Design Principle(s): Optimize output (for comparison)

## 2.3: Tomato Plants: Box Plot (10 minutes)

### Optional activity

The mathematical purpose of this activity is to represent the distribution of data on the real number line with a box plot and help students think informally about the median as a measure of center. Students calculate the values for the five-number summary and create a box plot. The median, quartiles, and extreme values split the data set into four intervals with approximately the same number of data values in each. Students engage in MP2 when they interpret these values in the given context. Although these intervals are often called “quartiles,” the term “quarters” is used in these materials to avoid confusion with the quartile values Q1 and Q3.

### Launch

Keep students in groups of 2. Give students 5 minutes to work the questions. Ask them to compare their answers with their partner after each question.

Action and Expression: Internalize Executive Functions. To support development of organizational skills in problem solving, chunk this task into more manageable parts. For example, instruct students to reference their sequential data, divide the data into quarters, then find the median, Q1, and Q3.
Supports accessibility for: Memory; Organization

### Student Facing

A box plot can also be used to represent the distribution of numerical data.

minimum Q1 median Q3 maximum
1. Using the same data as the previous activity for tomato plants, find the median and add it to the table. What does the median represent for these data?
2. Find the median of the least 15 values to split the data into the first and second quarters. This value is called the first quartile. Add this value to the table under Q1. What does this value mean in this situation?
3. Find the value (the third quartile) that splits the data into the third and fourth quarters and add it to the table under Q3. Add the minimum and maximum values to the table.
4. Use the five-number summary to create a box plot that represents the number of days it takes for these tomato plants to produce tomatoes.

### Anticipated Misconceptions

For students who have difficulty calculating the median, remind them that the median is the middle of a sequential data set. For students who have difficulty finding Q1 and Q3, ask them how many groups should we have if we are splitting the data into “quarters.” The data should be divided into four equal groups and the median of the lower half of the values is Q1 and the median of the upper half of the values is Q3.

### Activity Synthesis

The goal is to make sure students understand the five-number summary and to help them think informally about the median as a measure of center. Here are some questions for discussion.

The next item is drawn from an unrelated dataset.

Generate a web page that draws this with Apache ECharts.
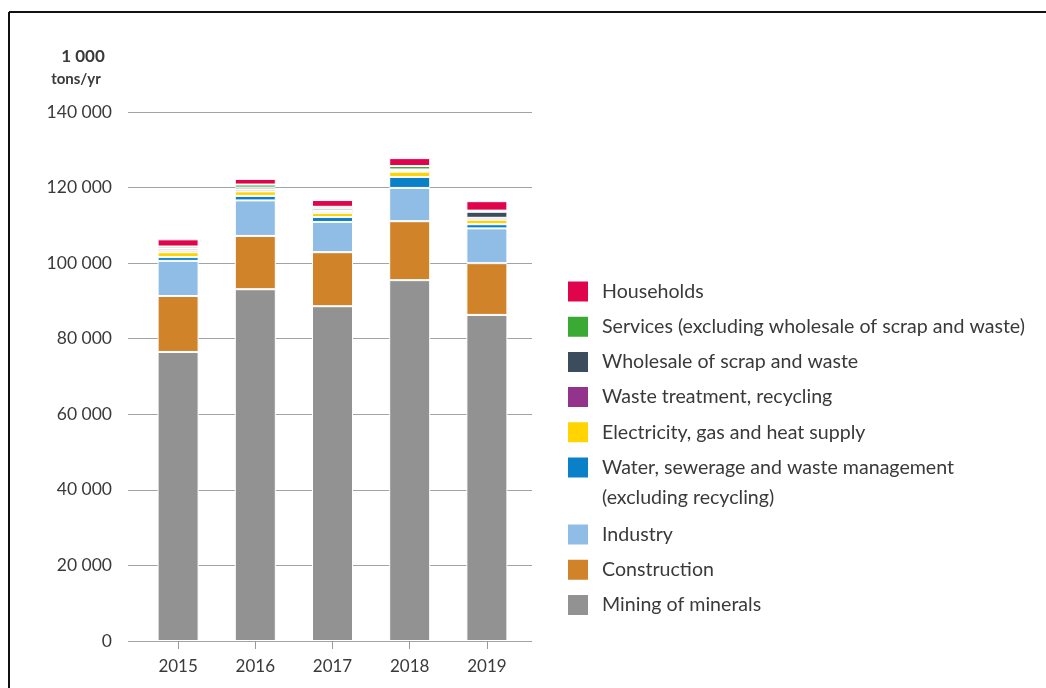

• “What information is easily seen in the box plot?” (The minimum value, quartiles including the median, and the maximum value. This also highlights the interquartile range and the range.)
• “According to the box plot, what is the typical number of days it takes a tomato plant to produce fruit?” (The typical number of days is 71 because the median of the data is 71 days.)

## Lesson Synthesis

### Lesson Synthesis

In this lesson students viewed data represented by dot plots, histograms, and box plots.

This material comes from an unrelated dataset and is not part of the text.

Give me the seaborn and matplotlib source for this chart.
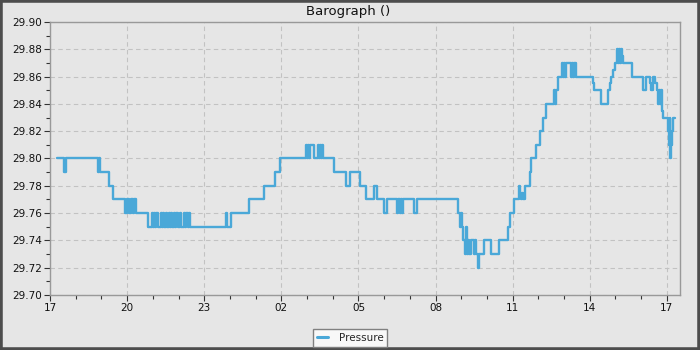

• “What are the strengths of each of the representations?” (A dot plot lets you see all of the data and how it is distributed. The histogram summarizes the data into intervals that make for fewer columns. The box plot displays the five-number summary graphically.)
• “What are the weaknesses of each of the representations?” (A dot plot has many columns of dots that can make it difficult to determine patterns graphically. Both the histogram and the box plot do not display each individual value in the data set which means that the mean cannot be calculated directly from either representation.
• “How do you find the ‘typical’ value for a data set?” (You can calculate the mean or median, or estimate the mean or median using a graphical representation.)

## Student Lesson Summary

### Student Facing

The table shows a list of the number of minutes people could intensely focus on a task before needing a break. 50 people of different ages are represented.

• 19
• 7
• 1
• 16
• 20
• 2
• 7
• 19
• 9
• 13
• 3
• 9
• 18
• 13
• 20
• 8
• 3
• 14
• 13
• 2
• 8
• 5
• 17
• 7
• 18
• 17
• 8
• 8
• 7
• 6
• 2
• 20
• 7
• 7
• 10
• 7
• 6
• 19
• 3
• 18
• 8
• 19
• 7
• 13
• 20
• 14
• 6
• 3
• 19
• 4

In a situation like this, it is helpful to represent the data graphically to better notice any patterns or other interesting features in the data. A dot plot can be used to see the shape and distribution of the data.

There were quite a few people that lost focus at around 3, 7, 13, and 19 minutes and nobody lost focus at 11, 12, or 15 minutes. Dot plots are useful when the data set is not too large and shows all of the individual values in the data set. In this example, a dot plot can easily show all the data. If the data set is very large (more than 100 values, for example) or if there are many different values that are not exactly the same, it may be hard to see all of the dots on a dot plot.

A histogram is another representation that shows the shape and distribution of the same data.

Most people lost focus between 5 and 10 minutes or between 15 and 20 minutes, while only 4 of the 50 people got distracted between 20 and 25 minutes. When creating histograms, each interval includes the number at the lower end of the interval but not the upper end. For example, the tallest bar displays values that are greater than or equal to 5 minutes but less than 10 minutes. In a histogram, values that are in an interval are grouped together. Although the individual values get lost with the grouping, a histogram can still show the shape of the distribution.

Here is a box plot that represents the same data.

Box plots are created using the five-number summary. For a set of data, the five-number summary consists of these five statistics: the minimum value, the first quartile, the median, the third quartile, and the maximum value. These values split the data into four sections each representing approximately one-fourth of the data. The median of this data is indicated at 8 minutes and about 25% of the data falls in the short second quarter of the data between 6 and 8 minutes. Similarly, approximately one-fourth of the data is between 8 and 17 minutes. Like the histogram, the box plot does not show individual data values, but other features such as quartiles, range, and median are seen more easily. Dot plots, histograms, and box plots provide 3 different ways to look at the shape and distribution while highlighting different aspects of the data.